> You can’t just snap your fingers and replace millions of cars, [...]
The Chinese are trying to help, but Americans like tariffs more than they hate climate change. (At least that's the preference that their political system expresses.)
Probably the US should mandate (by edict or incentive) its own industry to build EVs rather than importing a strategic asset from a strategic competitor.
They did. But the local political dysfunction meant they ended up making Elon Musk the richest man in the world and he's now trying to take over the government in cahoots with someone who is fighting a culture war against EVs, while only getting to 10% EV sales.
China spent similar amounts and has a vibrant, world leading EV marketplace, supplied by their vibrant, world leading battery industry, and 50% EV penetration domestically and export plans that terrify the countries that chose not to follow this path.
Help is an interesting word choice for what is essentially undercutting our entire domestic automotive manufacturers and ensuring, on a pure cost front, that the majority of Americans purchase and rely on maintenance for a product produced in China. Doing so would have major negative consequences for our own strategic interests, hence why there has been such a massive tariff on it for several years now. China isn't being altruistic when they're attempting to sell us their much more affordable EVs. It's not a uniquely US perspective on the threat of Chinese EVs either, as the EU also has lesser but still non-trivial tariffs on Chinese EV brands.
If the US and the EU had invested in EVs 15 years ago like China did instead of scrambling to do so in the last 5, then China would not have the advantage it has now on the other carmakers.
Also if the governments want people to move away from ICE cars, then maybe they should stop putting tariffs on cars coming from China.
At some point, you need to make a decision and stick with it.
The way I see it as a consumer in the EU is that the EU is simultaneously saying we need to transition to a lower carbon economy as quickly as possible but then increases the price of goods that could be used in this transition. Make it make sense.
Is it my fault that the carmakers in the EU failed to invest EV tech?
So why am I being asked as a consumer to subsidize the legacy carmakers who were very happy to rake in billions of euros in the last 10 years while selling Diesel engines all the while knowing the the Chinese EVs were just around the corner?
Well, isn't it a good thing that they can help fight climate change without being altruistic? The entire western capitalist model is based on the premise that capitalism is good because people can help improve society through selfish means. Altruism doesn't scale. It's best when incentives are aligned.
The problem isn't with keeping Chinese cars out through tariffs. It's keeping them out, and at the same time not stimulating domestic green energy development enough. Why should the energy transition be bottlenecked by incumbent interests' profit margins?
> Well, isn't it a good thing that they can help fight climate change without being altruistic? The entire western capitalist model is based on the premise that capitalism is good because people can help improve society through selfish means. Altruism doesn't scale. It's best when incentives are aligned.
Yes, that's why you should let people buy cheap Chinese goods.
> The problem isn't with keeping Chinese cars out through tariffs. It's keeping them out, and at the same time not stimulating domestic green energy development enough.

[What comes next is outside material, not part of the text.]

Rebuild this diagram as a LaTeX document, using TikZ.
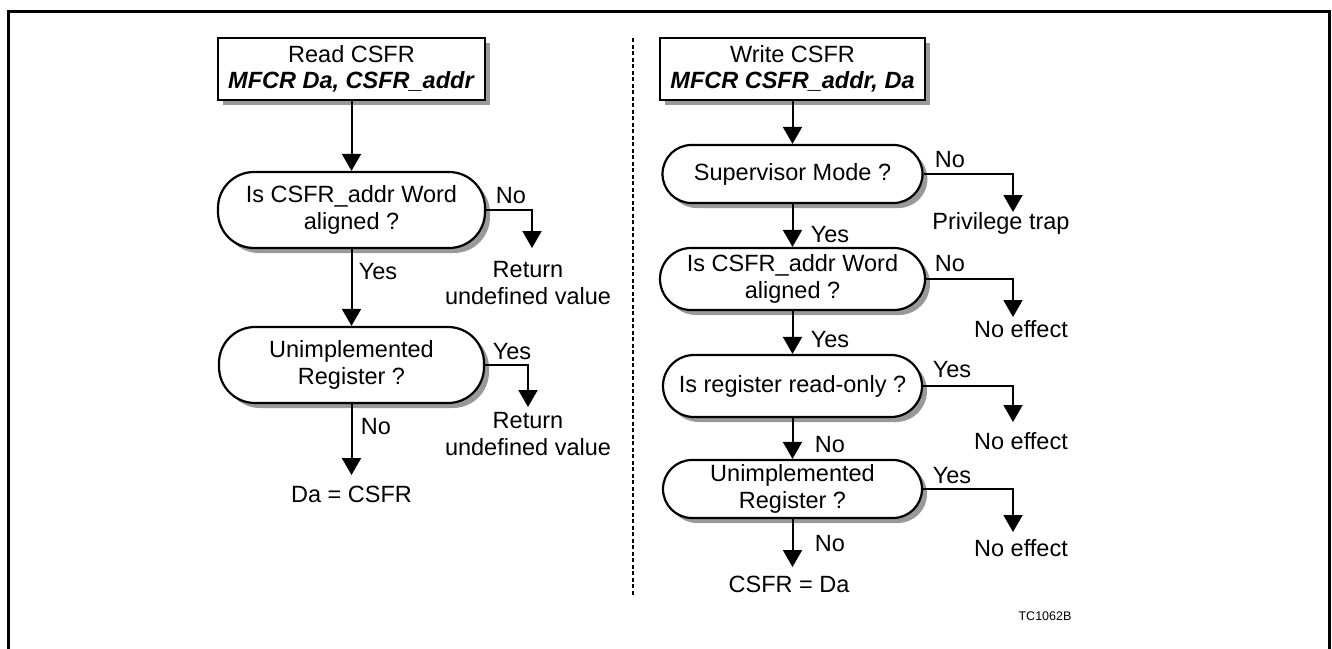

Didn't you just say capitalism was good, and now you argue the opposite?
Not when the domestic companies which manufacture the same product wither as a result. Don't get me wrong, I don't believe in defensive national economic policy as a blanket protection we should do to protect all industries, but in special circumstances such as this one where losing all of our electric vehicle production capability and specialization is at play, I think it certainly is in our strategic interest to avoid that from happening.

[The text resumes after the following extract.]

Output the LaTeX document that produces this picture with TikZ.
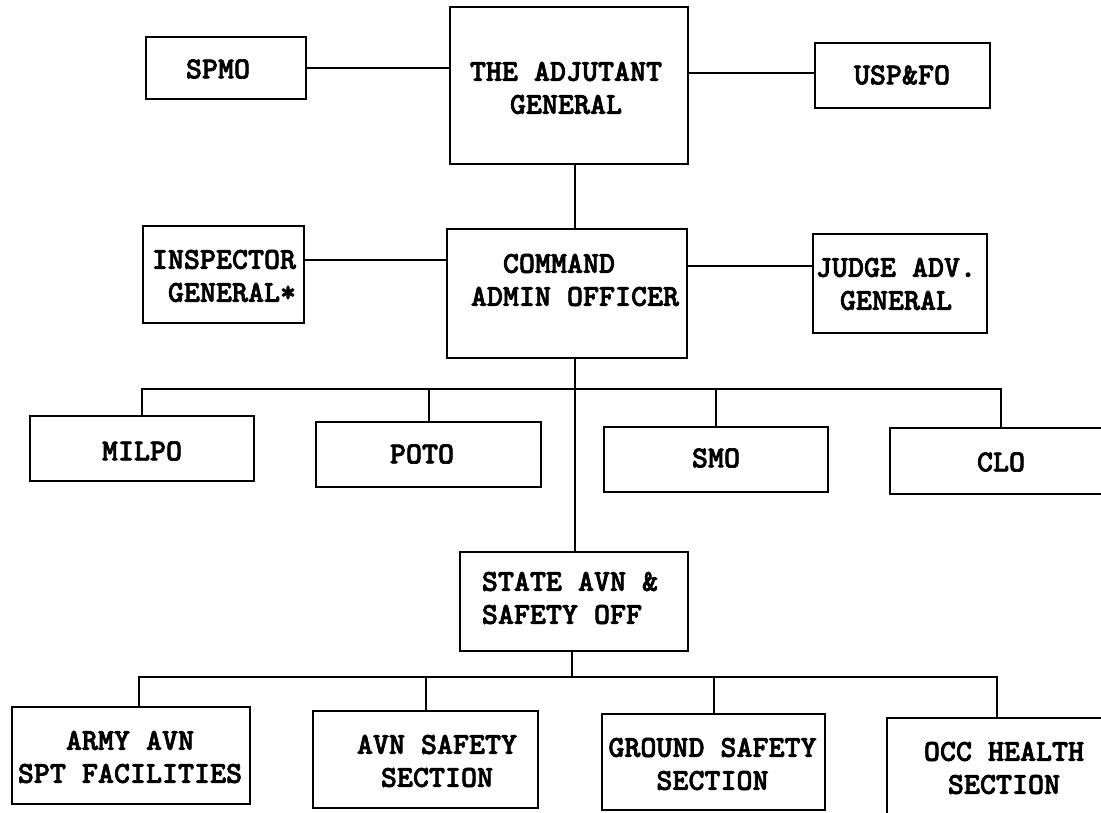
\documentclass[tikz,border=0pt]{standalone}
\usepackage{fontspec}
\newfontfamily\orgface{lmmonolt10-bold.otf}[FakeBold=2.2]
\newcommand\orgfont{\fontsize{30.5}{33}\selectfont\orgface}
\begin{document}
\begin{tikzpicture}[x=1pt,y=-1pt,
  box/.style={draw,line width=2pt,rectangle,inner sep=0pt,outer sep=0pt},
  txt/.style={font=\orgfont,align=center,inner sep=0pt},
  con/.style={line width=2pt}]
\useasboundingbox (0,0) rectangle (1101,813);
\fill[white] (0,0) rectangle (1101,813);
\clip (0,0) rectangle (1101,813);
% boxes
\node[box,minimum width=160pt,minimum height=62pt] (spmo) at (225.5,68) {};
\node[box,minimum width=238pt,minimum height=157pt] (tag) at (569,85.5) {};
\node[box,minimum width=175pt,minimum height=65pt] (usp) at (902.5,75.5) {};
\node[box,minimum width=161pt,minimum height=97pt] (ig) at (223.5,274.5) {};
\node[box,minimum width=240pt,minimum height=129pt] (cao) at (567,293.5) {};
\node[box,minimum width=174pt,minimum height=99pt] (jag) at (900,283.5) {};
\node[box,minimum width=224pt,minimum height=65pt] (milpo) at (142,448) {};
\node[box,minimum width=225pt,minimum height=65pt] (poto) at (428.5,454.5) {};
\node[box,minimum width=224pt,minimum height=65pt] (smo) at (716,459.5) {};
\node[box,minimum width=222pt,minimum height=66pt] (clo) at (1001,461) {};
\node[box,minimum width=228pt,minimum height=99pt] (state) at (574,601.5) {};
\node[box,minimum width=238pt,minimum height=97pt] (army) at (131,755) {};
\node[box,minimum width=225pt,minimum height=97pt] (avns) at (425.5,759.5) {};
\node[box,minimum width=223pt,minimum height=96pt] (ground) at (713.5,762) {};
\node[box,minimum width=228pt,minimum height=122pt] (occ) at (1001,779) {};
% texts
\node[txt] (spmoT) at (218,69) {SPMO};
\node[txt] (tagT) at (566,88) {THE ADJUTANT\\GENERAL};
\node[txt] (uspT) at (902,75) {USP\&FO};
\node[txt,align=right] (igT) at (224,276) {INSPECTOR\\GENERAL*};
\node[txt,align=left] (caoT) at (575,280) {\hphantom{MM}COMMAND\\ADMIN OFFICER};
\node[txt] (jagT) at (896,284) {JUDGE ADV.\\GENERAL};
\node[txt] (milpoT) at (142,451) {MILPO};
\node[txt] (potoT) at (422,454) {POTO};
\node[txt] (smoT) at (716,458) {SMO};
\node[txt] (cloT) at (1001,462) {CLO};
\node[txt,align=left] (stateT) at (570,598) {STATE AVN \&\\SAFETY OFF};
\node[txt] (armyT) at (130,757) {ARMY AVN\\SPT FACILITIES};
\node[txt] (avnsT) at (437,761) {AVN SAFETY\\SECTION};
\node[txt] (groundT) at (712.5,764) {GROUND SAFETY\\SECTION};
\node[txt] (occT) at (1004,768) {OCC HEALTH\\SECTION};
% connectors
\coordinate (sp) at (575,0);
\coordinate (b1) at (575,389);
\coordinate (b2) at (572,677);
\draw[con] (spmo.east) -- (spmo.east -| tag.west);
\draw[con] ([yshift=2.5pt]usp.west -| tag.east) -- ([yshift=2.5pt]usp.west);
\draw[con] (tag.south -| sp) -- (cao.north -| sp);
\draw[con] ([yshift=14.5pt]ig.east) -- ([yshift=14.5pt]ig.east -| cao.west);
\draw[con] ([yshift=17pt]jag.west -| cao.east) -- ([yshift=17pt]jag.west);
\draw[con] (cao.south -| sp) -- (state.north -| sp);
\draw[con] (milpo.north) |- (b1);
\draw[con] (poto.north) |- (b1);
\draw[con] (smo.north) |- (b1);
\draw[con] (clo.north) |- (b1);
\draw[con] (state.south -| b2) -- (b2);
\draw[con] ([xshift=8pt]army.north) |- (b2);
\draw[con] (avns.north) |- (b2);
\draw[con] (ground.north) |- (b2);
\draw[con] ([xshift=-4pt]occ.north) |- (b2);
\end{tikzpicture}
\end{document}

A company being unable to compete with another one on price will result in a drop in revenue, as consumers purchase the product with the cheaper price. Revenue going down is bad for a business. How exactly is any of what I've just stated wrong? How exactly is another company selling a similar product at a much lower price point good for the company? Perplexing position that somehow introducing a much cheaper product into the market from company B is good for company A.
Who said snap your fingers? we are talking about investment. The US already has enough oil to last until all cars are replaced if that's your worry. The real problem is allowing oil companies to grow even further, putting the public's health and climate at even more risk. The logical (even liberal if you think on $$ terms) choice is to invest in renewable.
Nuclear plants take at least 10 years to be build. During that time millions of cars, stoves and boilers can be replaced. Look at Europe, their natural gas usage peaked in 2010.
> "I highly doubt any new reactor (that's not already in the planning phase) will come online in the US within the next 10 years."
That's a reasonable prediction. The US has essentially regulated new nuclear power plants out of existence over the past generation. That doesn't mean that there's anything about the technology that means it takes a decade to build, though. It's just a policy failure.
The Chinese are trying to help, but Americans like tariffs more than they hate climate change. (At least that's the preference that their political system expresses.)